**PROBLEM DESCRIPTION**
Write out all lines holding the word "React".

**DATA PROVIDED**

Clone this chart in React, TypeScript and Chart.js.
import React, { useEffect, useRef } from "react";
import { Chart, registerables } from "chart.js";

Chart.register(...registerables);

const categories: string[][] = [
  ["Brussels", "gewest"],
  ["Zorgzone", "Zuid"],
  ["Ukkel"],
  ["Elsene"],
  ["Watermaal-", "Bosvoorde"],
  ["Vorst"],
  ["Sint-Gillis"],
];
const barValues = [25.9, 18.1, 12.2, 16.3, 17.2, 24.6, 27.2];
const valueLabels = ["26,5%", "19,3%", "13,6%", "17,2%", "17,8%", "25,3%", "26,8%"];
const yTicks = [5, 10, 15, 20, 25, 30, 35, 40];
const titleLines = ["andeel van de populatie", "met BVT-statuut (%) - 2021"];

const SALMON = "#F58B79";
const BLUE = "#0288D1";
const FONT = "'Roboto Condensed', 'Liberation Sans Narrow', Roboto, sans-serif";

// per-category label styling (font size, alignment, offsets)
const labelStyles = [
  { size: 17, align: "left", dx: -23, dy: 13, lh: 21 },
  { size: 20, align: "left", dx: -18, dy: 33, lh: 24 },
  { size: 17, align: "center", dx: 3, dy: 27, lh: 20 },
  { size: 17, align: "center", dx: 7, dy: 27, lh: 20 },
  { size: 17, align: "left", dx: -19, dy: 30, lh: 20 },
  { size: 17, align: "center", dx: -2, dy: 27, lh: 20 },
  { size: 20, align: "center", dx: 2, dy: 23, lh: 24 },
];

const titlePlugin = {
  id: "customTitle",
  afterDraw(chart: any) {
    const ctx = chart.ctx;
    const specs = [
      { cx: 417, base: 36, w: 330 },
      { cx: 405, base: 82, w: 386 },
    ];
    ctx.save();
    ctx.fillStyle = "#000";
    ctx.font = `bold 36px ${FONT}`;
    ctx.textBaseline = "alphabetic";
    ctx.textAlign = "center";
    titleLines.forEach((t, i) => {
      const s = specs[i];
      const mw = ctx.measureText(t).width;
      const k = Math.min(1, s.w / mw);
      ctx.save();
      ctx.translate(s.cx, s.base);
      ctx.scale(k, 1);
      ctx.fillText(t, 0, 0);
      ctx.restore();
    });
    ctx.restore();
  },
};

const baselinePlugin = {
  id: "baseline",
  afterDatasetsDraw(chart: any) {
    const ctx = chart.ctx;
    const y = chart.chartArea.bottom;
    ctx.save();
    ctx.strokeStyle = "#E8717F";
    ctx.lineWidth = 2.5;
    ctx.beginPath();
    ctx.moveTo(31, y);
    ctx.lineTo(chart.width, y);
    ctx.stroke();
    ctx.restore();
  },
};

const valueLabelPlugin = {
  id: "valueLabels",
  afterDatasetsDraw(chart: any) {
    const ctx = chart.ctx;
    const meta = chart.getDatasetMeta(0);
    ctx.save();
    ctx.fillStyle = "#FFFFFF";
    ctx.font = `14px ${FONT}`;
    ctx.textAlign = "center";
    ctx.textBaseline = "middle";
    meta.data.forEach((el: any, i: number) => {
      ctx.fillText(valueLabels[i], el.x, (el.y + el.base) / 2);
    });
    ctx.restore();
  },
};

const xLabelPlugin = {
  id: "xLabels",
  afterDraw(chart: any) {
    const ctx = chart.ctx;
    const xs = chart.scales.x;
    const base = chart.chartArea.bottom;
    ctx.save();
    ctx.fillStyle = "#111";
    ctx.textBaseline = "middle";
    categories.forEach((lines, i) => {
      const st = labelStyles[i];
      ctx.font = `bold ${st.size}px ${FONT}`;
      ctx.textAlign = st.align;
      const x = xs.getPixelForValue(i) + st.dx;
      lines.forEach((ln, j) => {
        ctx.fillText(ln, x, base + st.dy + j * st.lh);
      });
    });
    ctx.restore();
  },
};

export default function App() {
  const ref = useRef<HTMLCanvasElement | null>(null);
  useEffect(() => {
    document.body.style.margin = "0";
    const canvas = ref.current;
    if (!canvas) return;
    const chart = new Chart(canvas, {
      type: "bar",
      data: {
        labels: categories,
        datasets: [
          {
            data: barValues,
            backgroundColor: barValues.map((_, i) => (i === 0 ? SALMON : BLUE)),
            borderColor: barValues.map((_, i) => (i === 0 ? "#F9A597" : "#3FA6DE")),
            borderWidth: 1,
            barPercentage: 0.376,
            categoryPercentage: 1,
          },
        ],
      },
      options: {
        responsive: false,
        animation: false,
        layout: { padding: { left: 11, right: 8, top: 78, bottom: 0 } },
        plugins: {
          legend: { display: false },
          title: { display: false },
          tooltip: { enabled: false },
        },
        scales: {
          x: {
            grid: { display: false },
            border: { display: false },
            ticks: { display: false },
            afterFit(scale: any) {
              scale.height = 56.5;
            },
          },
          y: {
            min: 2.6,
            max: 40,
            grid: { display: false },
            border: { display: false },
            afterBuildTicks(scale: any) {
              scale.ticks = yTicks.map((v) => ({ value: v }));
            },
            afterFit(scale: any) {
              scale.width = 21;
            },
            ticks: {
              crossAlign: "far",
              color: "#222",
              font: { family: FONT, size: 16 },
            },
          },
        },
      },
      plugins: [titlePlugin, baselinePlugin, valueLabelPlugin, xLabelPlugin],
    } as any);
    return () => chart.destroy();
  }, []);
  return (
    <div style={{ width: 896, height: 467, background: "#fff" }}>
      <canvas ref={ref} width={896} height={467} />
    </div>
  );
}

**FINISHED EXERCISE**
Clone this chart in React, TypeScript and Chart.js.
import React, { useEffect, useRef } from "react";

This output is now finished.